Description of the task: From the first line of the data below through the line holding "const labelNudge = [-0.028, 0];", output each line exactly and leave the pictures out.

Source excerpt:
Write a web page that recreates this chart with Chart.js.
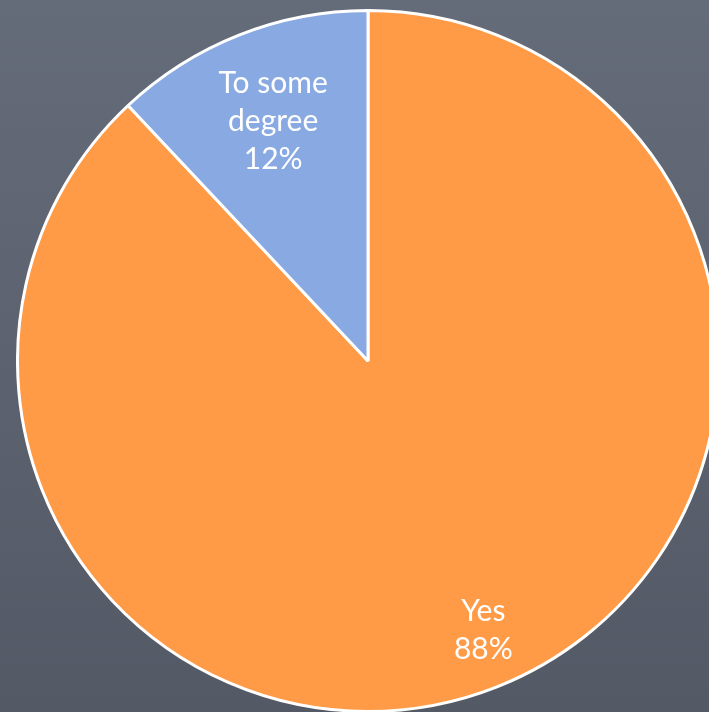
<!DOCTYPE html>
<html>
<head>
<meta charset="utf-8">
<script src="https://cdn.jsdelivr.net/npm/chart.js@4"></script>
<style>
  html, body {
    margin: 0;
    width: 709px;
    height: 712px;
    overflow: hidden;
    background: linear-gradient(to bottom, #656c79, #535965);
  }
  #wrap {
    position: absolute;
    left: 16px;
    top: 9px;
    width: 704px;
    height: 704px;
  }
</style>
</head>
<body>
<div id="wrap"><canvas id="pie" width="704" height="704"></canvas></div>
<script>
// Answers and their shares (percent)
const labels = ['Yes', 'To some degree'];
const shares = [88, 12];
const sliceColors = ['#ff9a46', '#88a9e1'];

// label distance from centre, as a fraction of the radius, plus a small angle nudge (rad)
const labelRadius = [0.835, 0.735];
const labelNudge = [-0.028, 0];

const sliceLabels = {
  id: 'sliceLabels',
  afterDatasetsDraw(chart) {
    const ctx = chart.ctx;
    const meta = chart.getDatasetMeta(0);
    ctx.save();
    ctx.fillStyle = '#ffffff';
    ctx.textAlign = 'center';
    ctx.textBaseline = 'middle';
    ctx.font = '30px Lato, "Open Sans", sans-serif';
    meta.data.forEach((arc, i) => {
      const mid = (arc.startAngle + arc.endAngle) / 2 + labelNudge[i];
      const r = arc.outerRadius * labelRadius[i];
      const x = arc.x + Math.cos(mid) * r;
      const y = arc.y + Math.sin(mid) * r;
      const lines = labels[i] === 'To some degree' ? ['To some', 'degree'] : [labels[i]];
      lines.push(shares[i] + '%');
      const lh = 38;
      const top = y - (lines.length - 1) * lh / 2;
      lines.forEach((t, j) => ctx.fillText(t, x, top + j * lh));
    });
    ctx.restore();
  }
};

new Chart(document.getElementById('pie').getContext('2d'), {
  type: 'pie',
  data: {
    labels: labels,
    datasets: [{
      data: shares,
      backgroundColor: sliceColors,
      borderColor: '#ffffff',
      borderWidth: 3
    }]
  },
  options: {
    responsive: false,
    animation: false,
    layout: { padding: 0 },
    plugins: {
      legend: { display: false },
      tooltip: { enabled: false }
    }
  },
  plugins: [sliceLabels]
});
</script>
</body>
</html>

The output:
Write a web page that recreates this chart with Chart.js.
<!DOCTYPE html>
<html>
<head>
<meta charset="utf-8">
<script src="https://cdn.jsdelivr.net/npm/chart.js@4"></script>
<style>
  html, body {
    margin: 0;
    width: 709px;
    height: 712px;
    overflow: hidden;
    background: linear-gradient(to bottom, #656c79, #535965);
  }
  #wrap {
    position: absolute;
    left: 16px;
    top: 9px;
    width: 704px;
    height: 704px;
  }
</style>
</head>
<body>
<div id="wrap"><canvas id="pie" width="704" height="704"></canvas></div>
<script>
// Answers and their shares (percent)
const labels = ['Yes', 'To some degree'];
const shares = [88, 12];
const sliceColors = ['#ff9a46', '#88a9e1'];

// label distance from centre, as a fraction of the radius, plus a small angle nudge (rad)
const labelRadius = [0.835, 0.735];
const labelNudge = [-0.028, 0];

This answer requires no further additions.